Records with drawing code:
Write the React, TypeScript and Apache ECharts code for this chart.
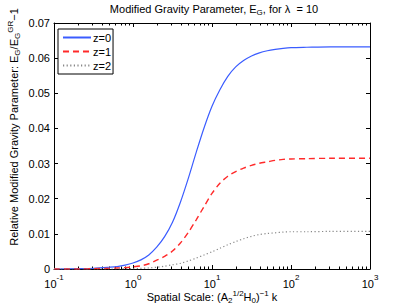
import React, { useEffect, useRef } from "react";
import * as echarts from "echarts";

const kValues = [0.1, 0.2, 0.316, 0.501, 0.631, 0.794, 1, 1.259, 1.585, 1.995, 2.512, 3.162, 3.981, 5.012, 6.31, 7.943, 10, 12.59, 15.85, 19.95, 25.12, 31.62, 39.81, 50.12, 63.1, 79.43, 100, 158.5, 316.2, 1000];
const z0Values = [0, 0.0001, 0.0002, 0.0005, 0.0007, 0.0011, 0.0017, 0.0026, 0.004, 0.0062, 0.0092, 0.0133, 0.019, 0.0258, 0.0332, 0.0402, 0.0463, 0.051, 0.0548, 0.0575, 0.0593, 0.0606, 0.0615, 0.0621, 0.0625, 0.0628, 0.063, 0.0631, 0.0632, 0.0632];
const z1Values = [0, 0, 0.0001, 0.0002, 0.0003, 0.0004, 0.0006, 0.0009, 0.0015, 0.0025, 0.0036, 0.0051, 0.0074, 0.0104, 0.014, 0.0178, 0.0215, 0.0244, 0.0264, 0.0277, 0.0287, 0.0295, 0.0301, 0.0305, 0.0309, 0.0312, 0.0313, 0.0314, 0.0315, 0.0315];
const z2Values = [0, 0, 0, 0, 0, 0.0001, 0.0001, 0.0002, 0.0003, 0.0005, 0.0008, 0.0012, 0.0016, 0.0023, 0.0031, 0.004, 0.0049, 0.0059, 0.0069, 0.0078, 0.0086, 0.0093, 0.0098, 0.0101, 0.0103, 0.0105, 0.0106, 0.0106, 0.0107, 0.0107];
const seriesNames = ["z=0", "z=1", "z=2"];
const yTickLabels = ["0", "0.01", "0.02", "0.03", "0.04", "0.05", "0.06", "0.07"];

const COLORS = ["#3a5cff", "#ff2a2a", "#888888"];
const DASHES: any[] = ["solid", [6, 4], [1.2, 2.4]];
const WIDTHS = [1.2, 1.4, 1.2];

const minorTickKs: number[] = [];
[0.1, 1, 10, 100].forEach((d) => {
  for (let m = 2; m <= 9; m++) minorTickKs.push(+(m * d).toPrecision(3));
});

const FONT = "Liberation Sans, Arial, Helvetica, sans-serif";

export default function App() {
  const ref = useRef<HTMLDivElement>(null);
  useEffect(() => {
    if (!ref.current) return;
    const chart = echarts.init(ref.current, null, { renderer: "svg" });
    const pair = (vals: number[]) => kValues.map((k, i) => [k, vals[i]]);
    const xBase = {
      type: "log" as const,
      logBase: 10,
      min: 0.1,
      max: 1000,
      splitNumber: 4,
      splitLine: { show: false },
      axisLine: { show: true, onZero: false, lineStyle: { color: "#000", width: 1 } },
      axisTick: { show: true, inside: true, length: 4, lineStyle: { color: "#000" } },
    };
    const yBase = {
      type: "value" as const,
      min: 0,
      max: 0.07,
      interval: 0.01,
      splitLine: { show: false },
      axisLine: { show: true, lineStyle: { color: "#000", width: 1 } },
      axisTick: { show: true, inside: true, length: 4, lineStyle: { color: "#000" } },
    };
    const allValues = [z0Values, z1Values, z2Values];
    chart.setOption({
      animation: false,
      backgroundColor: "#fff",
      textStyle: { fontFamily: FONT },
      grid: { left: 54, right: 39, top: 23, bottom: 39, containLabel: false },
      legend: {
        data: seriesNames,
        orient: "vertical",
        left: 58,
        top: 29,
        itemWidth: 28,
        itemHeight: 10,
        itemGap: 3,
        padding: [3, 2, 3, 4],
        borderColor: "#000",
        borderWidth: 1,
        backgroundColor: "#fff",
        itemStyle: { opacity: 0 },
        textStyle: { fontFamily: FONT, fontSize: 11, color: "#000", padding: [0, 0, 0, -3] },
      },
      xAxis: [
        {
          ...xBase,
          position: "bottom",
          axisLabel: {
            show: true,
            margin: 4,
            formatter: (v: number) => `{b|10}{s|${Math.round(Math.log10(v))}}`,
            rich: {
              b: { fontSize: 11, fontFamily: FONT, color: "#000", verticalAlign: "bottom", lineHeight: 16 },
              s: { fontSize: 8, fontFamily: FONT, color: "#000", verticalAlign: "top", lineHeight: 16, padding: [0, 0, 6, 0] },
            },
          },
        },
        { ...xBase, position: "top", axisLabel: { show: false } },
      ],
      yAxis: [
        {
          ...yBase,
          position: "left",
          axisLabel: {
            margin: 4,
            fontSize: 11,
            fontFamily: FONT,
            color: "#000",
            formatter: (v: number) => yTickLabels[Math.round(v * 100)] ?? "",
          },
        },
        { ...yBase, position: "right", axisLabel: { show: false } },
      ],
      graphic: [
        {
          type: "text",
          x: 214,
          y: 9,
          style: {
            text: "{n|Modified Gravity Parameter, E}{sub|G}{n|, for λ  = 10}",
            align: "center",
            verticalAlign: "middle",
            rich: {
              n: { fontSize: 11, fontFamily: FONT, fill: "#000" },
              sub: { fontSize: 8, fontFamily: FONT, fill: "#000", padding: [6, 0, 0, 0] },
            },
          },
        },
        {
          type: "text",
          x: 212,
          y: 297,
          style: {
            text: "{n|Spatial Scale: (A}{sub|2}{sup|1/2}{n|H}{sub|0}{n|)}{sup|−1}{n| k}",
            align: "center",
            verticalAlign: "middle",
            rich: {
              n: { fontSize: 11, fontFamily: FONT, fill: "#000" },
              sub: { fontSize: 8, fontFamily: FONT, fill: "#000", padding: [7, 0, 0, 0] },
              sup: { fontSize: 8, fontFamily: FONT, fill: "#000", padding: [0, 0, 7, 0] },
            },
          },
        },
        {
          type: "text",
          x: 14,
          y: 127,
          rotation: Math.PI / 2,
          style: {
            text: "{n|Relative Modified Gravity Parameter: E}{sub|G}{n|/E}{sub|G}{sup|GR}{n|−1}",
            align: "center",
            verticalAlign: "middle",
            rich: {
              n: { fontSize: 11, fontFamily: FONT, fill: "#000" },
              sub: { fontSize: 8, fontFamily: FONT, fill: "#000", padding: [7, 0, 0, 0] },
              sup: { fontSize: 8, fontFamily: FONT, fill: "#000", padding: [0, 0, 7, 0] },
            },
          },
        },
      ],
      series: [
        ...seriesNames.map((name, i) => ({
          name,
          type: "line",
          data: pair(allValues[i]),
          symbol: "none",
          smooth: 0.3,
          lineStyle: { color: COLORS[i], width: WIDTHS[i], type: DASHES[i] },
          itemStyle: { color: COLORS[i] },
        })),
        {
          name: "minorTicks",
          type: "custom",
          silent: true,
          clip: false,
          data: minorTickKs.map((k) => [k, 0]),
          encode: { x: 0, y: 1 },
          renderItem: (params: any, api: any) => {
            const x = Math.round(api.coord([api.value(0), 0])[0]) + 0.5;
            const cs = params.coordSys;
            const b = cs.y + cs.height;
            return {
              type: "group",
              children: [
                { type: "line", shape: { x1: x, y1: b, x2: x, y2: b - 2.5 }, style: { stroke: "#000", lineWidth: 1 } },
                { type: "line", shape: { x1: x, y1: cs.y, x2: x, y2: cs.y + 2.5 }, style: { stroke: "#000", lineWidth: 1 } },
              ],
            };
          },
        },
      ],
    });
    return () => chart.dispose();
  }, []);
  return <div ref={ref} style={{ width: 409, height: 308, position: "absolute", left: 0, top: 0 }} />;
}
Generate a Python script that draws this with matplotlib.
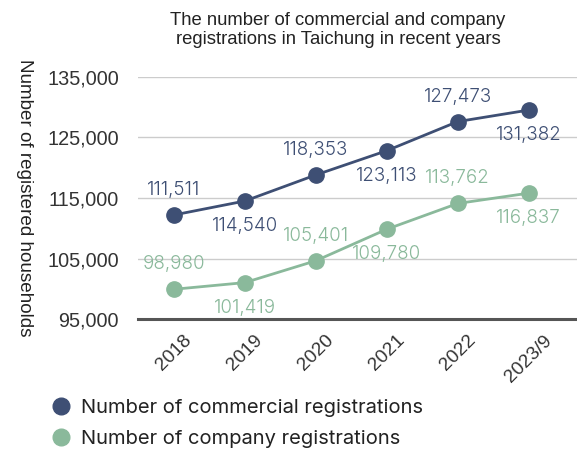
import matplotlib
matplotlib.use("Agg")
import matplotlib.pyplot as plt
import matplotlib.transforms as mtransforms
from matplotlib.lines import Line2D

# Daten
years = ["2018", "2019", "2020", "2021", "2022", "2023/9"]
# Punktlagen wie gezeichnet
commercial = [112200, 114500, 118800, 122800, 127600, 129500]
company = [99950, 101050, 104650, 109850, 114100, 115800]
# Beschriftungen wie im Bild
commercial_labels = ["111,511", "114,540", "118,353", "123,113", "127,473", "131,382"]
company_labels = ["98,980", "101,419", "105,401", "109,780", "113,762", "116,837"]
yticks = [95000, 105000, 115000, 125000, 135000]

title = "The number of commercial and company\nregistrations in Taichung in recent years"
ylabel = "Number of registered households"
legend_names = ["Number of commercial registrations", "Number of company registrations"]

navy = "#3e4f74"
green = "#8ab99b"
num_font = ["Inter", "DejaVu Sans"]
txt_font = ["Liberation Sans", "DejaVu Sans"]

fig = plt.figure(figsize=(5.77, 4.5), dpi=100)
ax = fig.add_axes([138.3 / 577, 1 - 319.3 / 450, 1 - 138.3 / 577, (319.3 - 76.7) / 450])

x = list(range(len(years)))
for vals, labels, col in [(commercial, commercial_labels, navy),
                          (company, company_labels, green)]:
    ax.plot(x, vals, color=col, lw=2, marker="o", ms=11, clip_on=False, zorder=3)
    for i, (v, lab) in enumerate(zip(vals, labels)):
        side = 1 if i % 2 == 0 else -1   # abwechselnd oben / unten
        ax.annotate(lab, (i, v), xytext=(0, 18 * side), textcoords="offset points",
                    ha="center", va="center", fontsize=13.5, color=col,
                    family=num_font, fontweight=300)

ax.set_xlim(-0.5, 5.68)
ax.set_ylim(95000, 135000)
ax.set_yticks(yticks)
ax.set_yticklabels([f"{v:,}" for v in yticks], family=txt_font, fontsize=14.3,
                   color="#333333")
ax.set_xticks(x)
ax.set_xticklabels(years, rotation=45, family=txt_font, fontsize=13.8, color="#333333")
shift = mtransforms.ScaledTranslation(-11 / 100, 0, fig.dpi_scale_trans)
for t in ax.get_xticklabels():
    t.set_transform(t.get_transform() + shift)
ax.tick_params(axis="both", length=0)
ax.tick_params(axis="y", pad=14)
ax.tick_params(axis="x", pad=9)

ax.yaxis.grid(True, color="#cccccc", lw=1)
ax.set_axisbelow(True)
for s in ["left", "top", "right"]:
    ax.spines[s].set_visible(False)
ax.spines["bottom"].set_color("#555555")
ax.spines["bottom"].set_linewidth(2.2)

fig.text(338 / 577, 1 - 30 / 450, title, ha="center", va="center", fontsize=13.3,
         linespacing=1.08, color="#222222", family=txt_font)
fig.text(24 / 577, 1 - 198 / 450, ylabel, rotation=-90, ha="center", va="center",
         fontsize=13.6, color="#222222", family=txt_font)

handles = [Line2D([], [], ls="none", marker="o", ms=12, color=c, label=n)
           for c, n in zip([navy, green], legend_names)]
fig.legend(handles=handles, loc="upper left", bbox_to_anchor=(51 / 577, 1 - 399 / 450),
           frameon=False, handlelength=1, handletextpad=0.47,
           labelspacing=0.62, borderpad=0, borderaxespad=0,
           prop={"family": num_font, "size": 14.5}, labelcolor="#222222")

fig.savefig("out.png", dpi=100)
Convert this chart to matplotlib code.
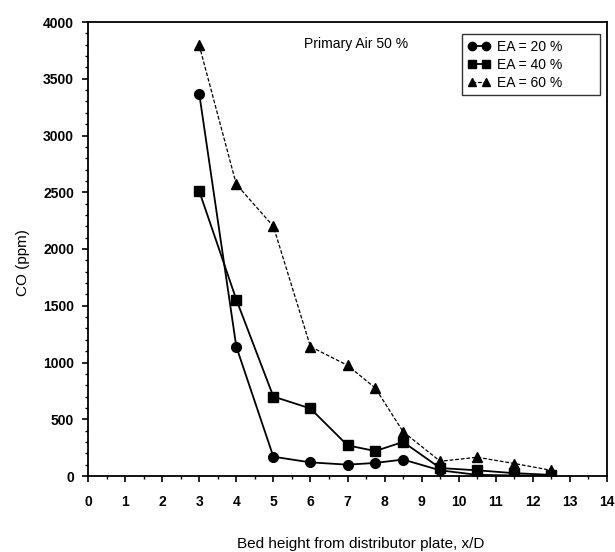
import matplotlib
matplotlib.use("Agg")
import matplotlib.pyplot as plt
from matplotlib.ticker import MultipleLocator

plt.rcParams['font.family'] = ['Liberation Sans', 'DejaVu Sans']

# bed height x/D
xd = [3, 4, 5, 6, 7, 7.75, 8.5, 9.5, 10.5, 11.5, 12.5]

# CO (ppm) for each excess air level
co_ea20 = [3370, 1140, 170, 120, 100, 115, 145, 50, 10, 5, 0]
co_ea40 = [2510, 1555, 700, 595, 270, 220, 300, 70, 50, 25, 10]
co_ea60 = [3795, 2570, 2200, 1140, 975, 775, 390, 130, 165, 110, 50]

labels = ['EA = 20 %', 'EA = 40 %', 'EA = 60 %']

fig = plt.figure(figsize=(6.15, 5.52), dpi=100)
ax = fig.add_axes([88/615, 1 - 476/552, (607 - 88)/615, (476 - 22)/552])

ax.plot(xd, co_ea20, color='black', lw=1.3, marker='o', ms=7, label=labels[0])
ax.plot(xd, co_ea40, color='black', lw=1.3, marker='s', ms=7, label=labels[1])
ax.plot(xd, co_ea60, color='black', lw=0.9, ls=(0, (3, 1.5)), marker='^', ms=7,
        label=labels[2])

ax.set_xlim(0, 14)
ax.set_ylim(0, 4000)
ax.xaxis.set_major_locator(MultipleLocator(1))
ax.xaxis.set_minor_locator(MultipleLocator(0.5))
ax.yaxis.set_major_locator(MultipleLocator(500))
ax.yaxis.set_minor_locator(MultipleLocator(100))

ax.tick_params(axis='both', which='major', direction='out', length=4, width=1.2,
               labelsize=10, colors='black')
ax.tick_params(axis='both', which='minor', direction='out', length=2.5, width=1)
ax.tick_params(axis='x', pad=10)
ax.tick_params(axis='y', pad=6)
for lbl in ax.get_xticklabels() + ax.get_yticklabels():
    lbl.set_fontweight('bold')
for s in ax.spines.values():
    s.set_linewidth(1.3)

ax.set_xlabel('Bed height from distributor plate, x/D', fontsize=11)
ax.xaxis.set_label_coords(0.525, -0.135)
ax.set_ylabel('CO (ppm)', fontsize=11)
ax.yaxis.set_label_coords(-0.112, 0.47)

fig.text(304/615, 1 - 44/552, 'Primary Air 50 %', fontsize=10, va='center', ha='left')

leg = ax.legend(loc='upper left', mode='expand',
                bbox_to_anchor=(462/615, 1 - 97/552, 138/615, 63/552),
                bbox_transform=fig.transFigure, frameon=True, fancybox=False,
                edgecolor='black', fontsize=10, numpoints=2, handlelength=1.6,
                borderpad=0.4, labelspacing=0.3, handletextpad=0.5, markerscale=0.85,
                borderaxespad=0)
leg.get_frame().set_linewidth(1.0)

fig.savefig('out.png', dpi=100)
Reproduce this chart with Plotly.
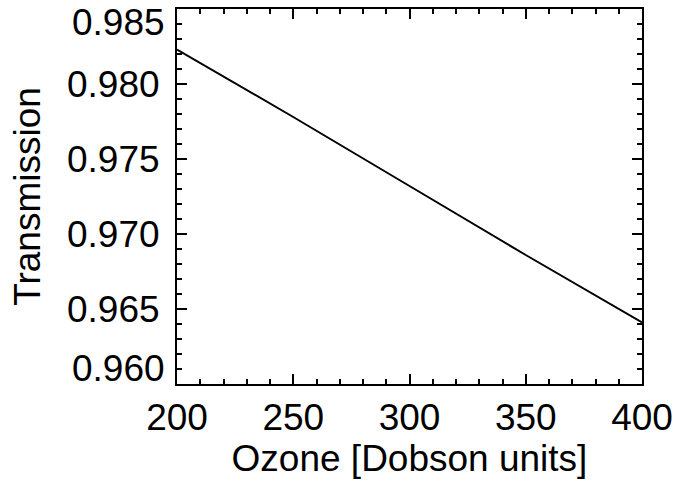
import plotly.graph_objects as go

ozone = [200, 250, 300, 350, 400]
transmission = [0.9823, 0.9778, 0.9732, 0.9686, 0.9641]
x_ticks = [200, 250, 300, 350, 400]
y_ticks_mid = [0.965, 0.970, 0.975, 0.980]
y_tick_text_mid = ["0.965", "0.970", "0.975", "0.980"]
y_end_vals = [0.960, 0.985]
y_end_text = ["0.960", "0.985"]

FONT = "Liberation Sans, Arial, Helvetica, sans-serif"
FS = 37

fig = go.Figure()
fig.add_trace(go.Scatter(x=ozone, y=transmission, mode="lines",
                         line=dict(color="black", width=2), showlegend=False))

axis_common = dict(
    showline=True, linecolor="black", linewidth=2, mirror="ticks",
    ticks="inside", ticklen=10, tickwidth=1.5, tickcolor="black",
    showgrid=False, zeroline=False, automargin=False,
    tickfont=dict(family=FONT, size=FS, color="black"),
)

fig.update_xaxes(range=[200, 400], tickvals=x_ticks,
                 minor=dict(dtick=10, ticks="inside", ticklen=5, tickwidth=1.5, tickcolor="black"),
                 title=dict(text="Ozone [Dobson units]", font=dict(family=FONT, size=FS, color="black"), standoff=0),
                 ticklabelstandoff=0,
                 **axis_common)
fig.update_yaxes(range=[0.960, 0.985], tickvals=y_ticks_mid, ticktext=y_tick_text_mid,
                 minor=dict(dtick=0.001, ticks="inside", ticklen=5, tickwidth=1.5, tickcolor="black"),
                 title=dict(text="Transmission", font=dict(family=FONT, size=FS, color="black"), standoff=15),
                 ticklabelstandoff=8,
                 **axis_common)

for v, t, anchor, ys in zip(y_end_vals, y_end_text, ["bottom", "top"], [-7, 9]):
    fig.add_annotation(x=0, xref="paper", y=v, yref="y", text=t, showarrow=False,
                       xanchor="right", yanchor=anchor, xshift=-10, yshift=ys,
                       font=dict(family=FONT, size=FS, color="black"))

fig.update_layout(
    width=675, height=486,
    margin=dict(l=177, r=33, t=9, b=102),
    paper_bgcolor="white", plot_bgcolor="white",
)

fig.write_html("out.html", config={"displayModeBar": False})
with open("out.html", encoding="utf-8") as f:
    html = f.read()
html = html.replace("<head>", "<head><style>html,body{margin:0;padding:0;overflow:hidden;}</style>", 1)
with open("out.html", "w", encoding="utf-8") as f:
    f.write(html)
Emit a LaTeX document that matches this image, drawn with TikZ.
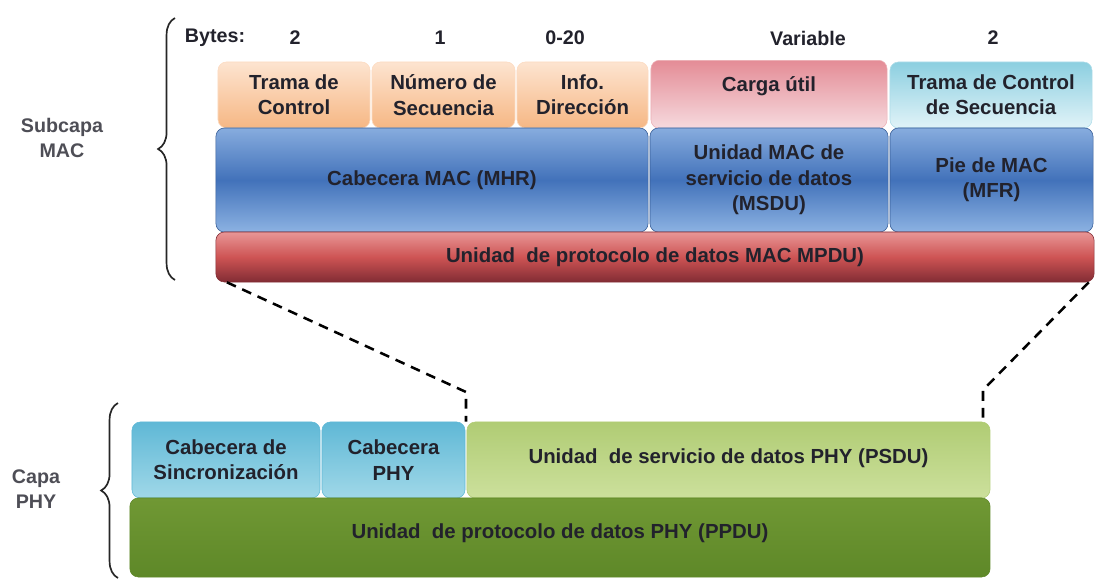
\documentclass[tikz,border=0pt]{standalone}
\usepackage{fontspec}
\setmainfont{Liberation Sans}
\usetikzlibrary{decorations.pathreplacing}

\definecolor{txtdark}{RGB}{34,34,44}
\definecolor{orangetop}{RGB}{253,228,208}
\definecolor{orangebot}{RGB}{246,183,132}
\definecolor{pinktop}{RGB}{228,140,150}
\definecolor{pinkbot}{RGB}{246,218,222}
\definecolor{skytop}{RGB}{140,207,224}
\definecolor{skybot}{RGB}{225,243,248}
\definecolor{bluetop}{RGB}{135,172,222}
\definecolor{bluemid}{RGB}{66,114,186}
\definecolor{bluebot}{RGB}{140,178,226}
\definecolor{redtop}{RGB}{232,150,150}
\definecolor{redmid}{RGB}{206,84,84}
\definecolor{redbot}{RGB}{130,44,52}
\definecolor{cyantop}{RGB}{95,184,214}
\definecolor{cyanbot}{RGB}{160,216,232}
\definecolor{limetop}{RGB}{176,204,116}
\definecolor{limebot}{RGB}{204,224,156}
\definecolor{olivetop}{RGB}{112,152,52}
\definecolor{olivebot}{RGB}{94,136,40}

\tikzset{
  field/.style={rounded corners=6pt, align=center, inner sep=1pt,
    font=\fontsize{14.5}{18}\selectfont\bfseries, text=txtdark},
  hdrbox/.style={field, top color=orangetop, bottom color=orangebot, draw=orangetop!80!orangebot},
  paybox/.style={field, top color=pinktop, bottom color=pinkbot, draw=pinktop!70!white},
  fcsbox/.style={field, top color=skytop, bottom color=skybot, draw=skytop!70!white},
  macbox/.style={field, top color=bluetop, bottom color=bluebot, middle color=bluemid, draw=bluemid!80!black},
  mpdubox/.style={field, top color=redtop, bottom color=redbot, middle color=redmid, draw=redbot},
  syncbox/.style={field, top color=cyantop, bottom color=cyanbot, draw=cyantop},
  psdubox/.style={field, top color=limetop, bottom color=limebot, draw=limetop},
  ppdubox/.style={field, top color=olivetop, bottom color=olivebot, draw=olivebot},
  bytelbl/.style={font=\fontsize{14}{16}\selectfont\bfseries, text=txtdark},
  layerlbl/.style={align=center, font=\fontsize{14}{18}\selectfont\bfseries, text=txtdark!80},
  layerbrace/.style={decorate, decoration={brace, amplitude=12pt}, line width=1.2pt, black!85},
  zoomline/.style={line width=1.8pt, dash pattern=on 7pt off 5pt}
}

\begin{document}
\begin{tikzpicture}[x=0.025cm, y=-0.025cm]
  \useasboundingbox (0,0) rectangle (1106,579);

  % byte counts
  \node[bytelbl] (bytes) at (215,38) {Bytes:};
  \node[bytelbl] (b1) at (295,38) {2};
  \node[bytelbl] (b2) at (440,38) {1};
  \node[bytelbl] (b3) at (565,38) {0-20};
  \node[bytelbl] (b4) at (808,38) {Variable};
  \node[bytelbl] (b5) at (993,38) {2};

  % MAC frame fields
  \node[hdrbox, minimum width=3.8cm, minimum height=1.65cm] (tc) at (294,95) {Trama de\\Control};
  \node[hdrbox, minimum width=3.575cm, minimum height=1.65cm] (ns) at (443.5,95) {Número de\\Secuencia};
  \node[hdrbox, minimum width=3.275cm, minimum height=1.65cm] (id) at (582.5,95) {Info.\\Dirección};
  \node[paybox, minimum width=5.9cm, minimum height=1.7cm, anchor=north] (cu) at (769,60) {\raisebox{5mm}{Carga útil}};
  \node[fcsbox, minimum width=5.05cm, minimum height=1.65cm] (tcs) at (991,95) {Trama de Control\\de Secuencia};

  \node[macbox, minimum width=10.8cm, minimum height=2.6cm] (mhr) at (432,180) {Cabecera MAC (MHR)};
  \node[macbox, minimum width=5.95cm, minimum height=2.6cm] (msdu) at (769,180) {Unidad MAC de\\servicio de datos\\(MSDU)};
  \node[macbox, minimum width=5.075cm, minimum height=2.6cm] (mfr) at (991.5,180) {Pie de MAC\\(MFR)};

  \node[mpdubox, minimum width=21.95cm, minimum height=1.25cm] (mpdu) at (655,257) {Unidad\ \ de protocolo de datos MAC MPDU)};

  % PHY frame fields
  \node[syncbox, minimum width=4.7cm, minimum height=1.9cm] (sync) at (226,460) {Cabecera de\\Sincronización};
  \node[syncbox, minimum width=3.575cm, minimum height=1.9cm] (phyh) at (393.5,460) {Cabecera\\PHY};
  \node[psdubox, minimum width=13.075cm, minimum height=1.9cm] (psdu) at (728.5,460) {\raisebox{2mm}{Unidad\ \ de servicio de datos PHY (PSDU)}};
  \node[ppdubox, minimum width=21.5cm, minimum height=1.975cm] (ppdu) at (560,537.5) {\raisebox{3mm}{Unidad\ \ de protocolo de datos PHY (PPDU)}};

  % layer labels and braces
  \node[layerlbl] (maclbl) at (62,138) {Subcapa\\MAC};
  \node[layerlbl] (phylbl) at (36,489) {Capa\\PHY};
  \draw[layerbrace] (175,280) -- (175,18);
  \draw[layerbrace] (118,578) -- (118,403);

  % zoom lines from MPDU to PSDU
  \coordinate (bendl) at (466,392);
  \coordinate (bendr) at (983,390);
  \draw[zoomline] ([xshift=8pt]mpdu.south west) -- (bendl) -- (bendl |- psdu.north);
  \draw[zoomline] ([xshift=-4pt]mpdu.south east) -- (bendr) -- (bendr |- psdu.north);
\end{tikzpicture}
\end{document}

Given exercise:
Hand back the exact lines from the start of the entries to the line with "import * as", both ends kept and pictures left out.

Response:
Write the React, TypeScript and Apache ECharts code for this chart.
import React, { useEffect, useRef } from "react";
import * as echarts from "echarts";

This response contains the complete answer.